> _Exercise details_: Copy each line below that contains "matplotlib".
>>>>
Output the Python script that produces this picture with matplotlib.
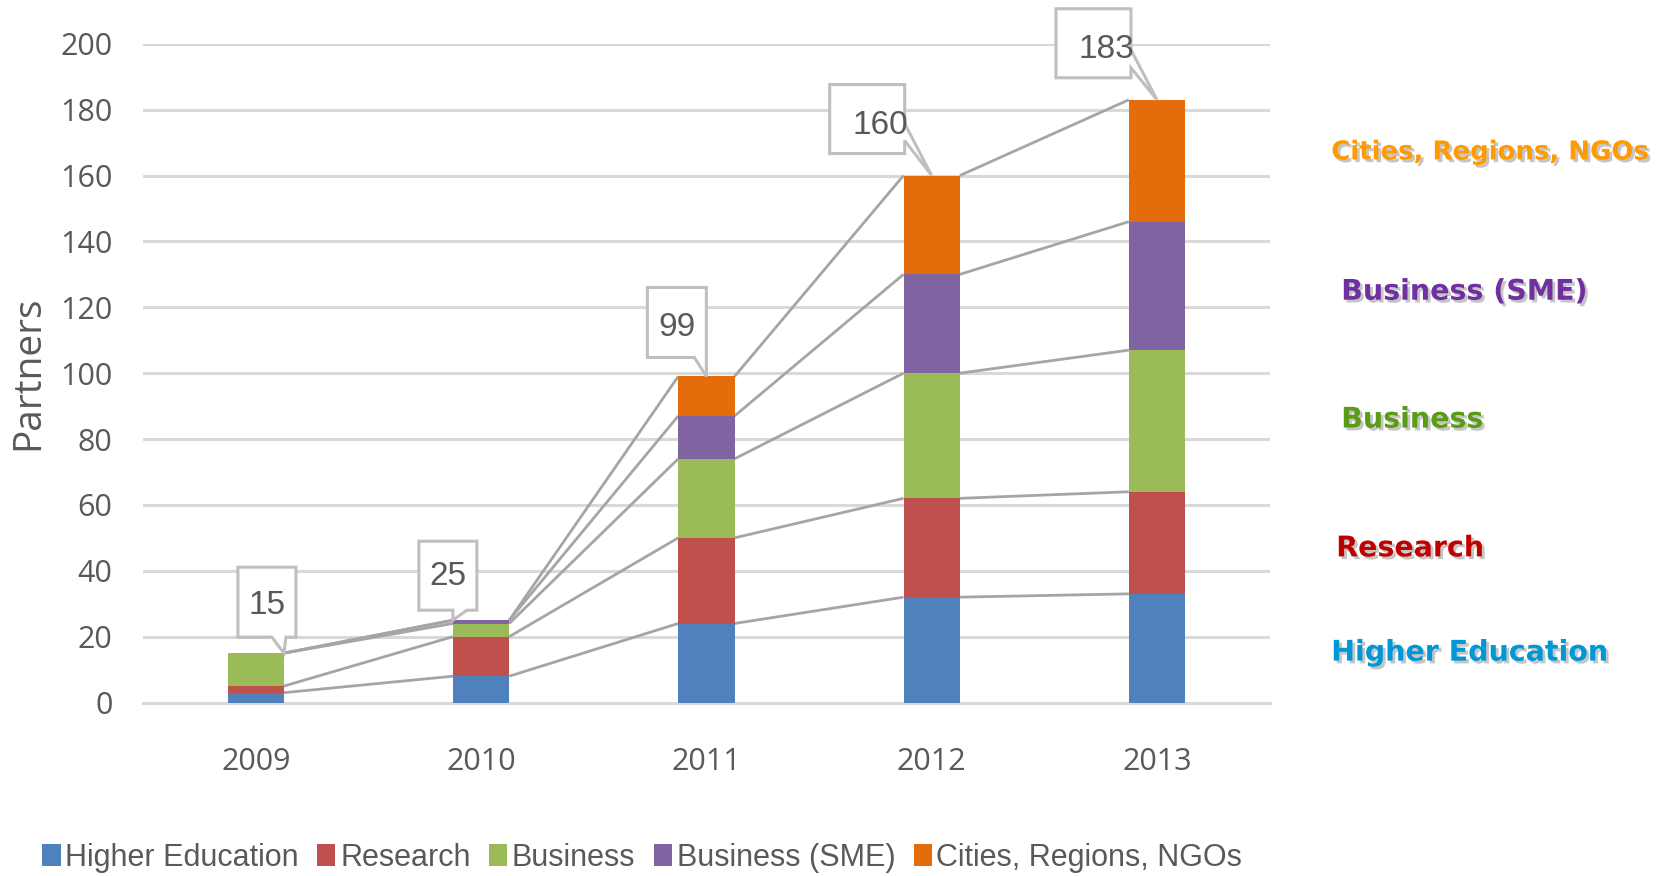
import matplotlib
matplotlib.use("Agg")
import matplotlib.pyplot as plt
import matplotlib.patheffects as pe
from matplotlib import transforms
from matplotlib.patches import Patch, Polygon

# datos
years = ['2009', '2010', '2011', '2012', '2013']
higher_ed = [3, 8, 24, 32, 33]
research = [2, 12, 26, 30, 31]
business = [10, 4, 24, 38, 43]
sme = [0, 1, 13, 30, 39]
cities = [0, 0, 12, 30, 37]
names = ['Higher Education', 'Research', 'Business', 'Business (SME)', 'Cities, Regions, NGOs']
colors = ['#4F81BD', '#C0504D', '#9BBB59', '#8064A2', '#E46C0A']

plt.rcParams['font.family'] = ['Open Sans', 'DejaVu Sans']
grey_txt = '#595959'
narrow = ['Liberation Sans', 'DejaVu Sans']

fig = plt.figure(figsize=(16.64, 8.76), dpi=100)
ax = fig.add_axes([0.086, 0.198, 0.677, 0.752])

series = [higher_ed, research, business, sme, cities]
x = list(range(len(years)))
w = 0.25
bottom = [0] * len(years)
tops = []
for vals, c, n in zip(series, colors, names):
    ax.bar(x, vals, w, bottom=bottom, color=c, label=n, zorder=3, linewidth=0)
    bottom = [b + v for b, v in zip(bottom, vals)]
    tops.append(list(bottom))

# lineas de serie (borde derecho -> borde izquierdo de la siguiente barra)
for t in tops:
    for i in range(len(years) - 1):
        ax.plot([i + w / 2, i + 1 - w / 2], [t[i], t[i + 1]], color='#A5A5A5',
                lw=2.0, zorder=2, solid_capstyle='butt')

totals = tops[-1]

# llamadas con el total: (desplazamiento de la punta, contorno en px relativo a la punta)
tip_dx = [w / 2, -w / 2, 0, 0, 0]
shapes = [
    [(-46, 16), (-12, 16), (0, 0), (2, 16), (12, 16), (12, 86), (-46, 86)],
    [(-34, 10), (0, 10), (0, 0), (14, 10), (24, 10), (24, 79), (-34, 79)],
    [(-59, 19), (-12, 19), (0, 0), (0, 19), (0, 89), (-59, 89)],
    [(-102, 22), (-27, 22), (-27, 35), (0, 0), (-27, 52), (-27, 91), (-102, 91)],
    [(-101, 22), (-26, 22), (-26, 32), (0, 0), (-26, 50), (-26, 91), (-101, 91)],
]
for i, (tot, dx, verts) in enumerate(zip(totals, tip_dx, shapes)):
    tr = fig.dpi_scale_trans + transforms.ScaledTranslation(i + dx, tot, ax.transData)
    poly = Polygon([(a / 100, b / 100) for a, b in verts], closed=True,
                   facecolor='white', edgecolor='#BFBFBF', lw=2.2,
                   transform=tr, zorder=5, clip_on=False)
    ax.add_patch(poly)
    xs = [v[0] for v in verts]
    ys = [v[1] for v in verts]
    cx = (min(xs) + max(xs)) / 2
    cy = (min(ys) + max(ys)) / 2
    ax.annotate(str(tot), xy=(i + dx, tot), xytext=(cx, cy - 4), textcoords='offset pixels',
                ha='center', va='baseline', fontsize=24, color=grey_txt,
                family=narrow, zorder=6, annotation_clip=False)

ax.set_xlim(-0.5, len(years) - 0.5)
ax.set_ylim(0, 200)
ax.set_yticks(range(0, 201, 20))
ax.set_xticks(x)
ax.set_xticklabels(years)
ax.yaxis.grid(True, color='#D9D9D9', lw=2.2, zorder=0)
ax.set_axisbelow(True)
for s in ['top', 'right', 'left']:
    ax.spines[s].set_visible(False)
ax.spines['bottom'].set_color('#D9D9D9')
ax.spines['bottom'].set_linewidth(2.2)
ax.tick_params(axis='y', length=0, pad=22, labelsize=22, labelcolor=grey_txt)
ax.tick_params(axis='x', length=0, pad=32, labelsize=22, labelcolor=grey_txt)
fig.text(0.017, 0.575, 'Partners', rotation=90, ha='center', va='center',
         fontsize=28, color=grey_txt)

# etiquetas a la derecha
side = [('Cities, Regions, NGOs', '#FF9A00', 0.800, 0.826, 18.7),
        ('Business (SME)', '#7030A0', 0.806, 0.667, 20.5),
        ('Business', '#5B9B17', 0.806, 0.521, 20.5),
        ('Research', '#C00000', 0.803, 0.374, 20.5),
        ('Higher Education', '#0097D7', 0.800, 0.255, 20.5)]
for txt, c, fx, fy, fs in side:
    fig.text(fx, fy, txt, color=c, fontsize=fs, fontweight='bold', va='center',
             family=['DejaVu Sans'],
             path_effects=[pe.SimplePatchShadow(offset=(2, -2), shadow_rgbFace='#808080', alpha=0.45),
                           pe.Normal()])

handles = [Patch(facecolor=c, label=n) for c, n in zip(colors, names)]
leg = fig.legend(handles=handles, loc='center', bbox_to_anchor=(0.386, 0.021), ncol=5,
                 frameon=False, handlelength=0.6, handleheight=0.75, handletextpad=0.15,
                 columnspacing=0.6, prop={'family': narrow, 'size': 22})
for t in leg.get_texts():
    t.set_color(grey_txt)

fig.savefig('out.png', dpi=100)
<<<<
> _Result for this exercise_:
Output the Python script that produces this picture with matplotlib.
import matplotlib
matplotlib.use("Agg")
import matplotlib.pyplot as plt
import matplotlib.patheffects as pe
from matplotlib import transforms
from matplotlib.patches import Patch, Polygon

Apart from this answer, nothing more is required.